Case 3: Product manager specialized in "AI safety for consumer products" before it became mainstream. Now Chief AI Ethics Officer at unicorn startup.
The Research Framework (30-Minute Version)
Minutes 1-10: Scan for organizational pain points
What inefficiencies do people complain about?
What questions come up repeatedly in meetings without clear answers?
What external pressures is the company facing?
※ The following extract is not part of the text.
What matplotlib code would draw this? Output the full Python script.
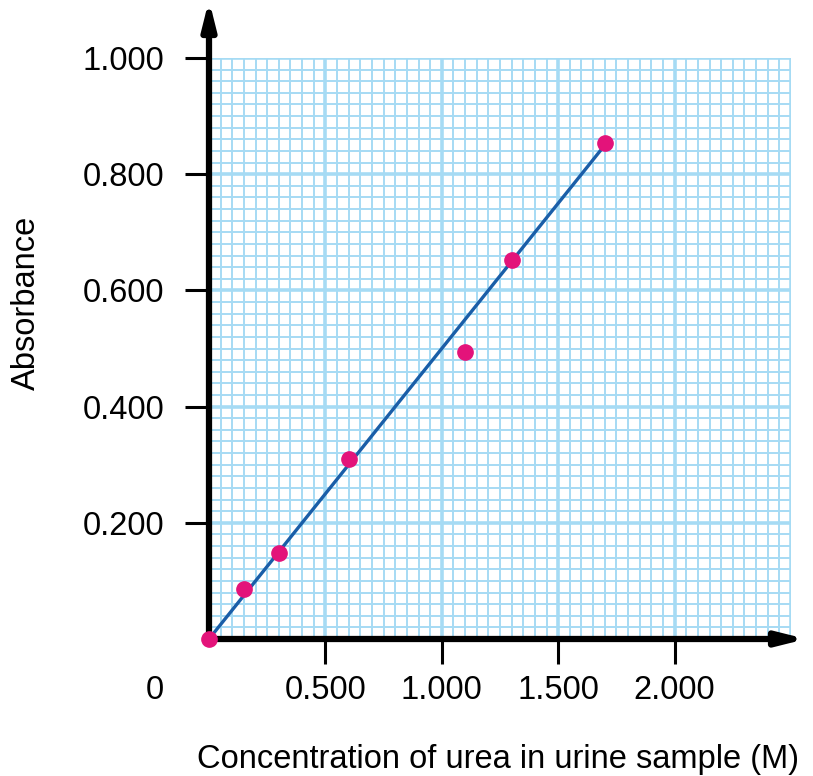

Minutes 11-20: Identify knowledge gaps
Search internal Slack/Teams for unresolved questions
Notice what external consultants are brought in for
Look for areas where decisions are delayed due to lack of expertise
Minutes 21-30: Pick your territory and start research
Choose one specific area that meets the criteria above
Find the top 3 authoritative sources on this topic
Identify the key terminology and frameworks
The Implementation Pattern
Don't announce your new expertise. Instead, start demonstrating it:
Week 1: Begin dropping relevant insights in conversations "I was reading about [specific approach] and it might address the issue we discussed with [project]"
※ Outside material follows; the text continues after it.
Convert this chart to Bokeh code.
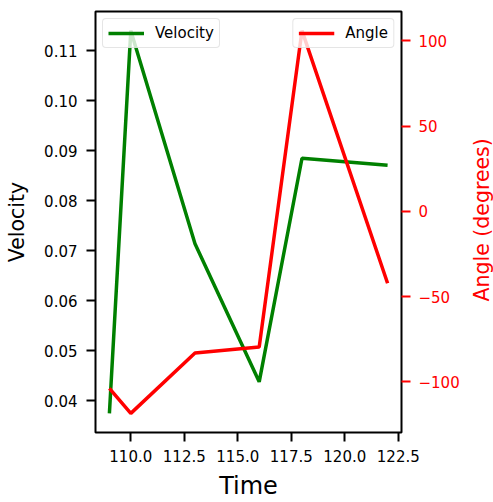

Week 2: Volunteer to research solutions when related problems arise "I'd be happy to look into that—I've been studying [area] recently"
Week 3: Present a brief analysis or recommendation "Based on my research into [area], here are three approaches we could consider..."
Week 4: Become the default go-to person "Ask Sarah about [topic]—she's been diving deep into that area"
The Compound Effect
Here's what happens when you execute this correctly:
Month 1: People start associating you with this area Month 3: You become the default person consulted on related decisions
Month 6: Leadership includes you in strategic conversations involving this area Month 12: You're seen as essential because removing you means losing critical expertise
Advanced Tactics for Maximum Impact
The "Teaching Moment" Strategy
Once you've built expertise, volunteer to create lunch-and-learns or brief team presentations. Nothing solidifies expert status faster than teaching others.
The "External Validation" Move
Get quoted in industry publications or speak at conferences about your area. External recognition accelerates internal perception.
The "Crisis Preparedness" Approach
Develop frameworks for handling potential crises in your area before they happen. When emergencies hit, you're already the obvious choice to lead the response.
Warning: Avoid These Common Mistakes
❌ Picking oversaturated areas - Everyone's trying to be "the AI expert"
❌ Choosing irrelevant topics - Being the company's expert on blockchain when you're in manufacturing
❌ Going too narrow - Becoming expert in something that affects 3 people
❌ Hoarding knowledge - Refusing to share kills your expert status
What Happens Next
Next Week (Day 5), we'll cover building your "Shadow Network"—the informal relationships that actually control information flow and decision-making in your organization.
Days 1-3 Links:
Power Principle #4
Specialized knowledge creates dependency. General knowledge creates utility.
In a world of generalists, the person with deep, relevant expertise in the right area doesn't just add value—they become indispensable to the organization's future.
While everyone else is diversifying their skills, you're monopolizing one critical area. And monopolies, as any economist will tell you, have tremendous pricing power.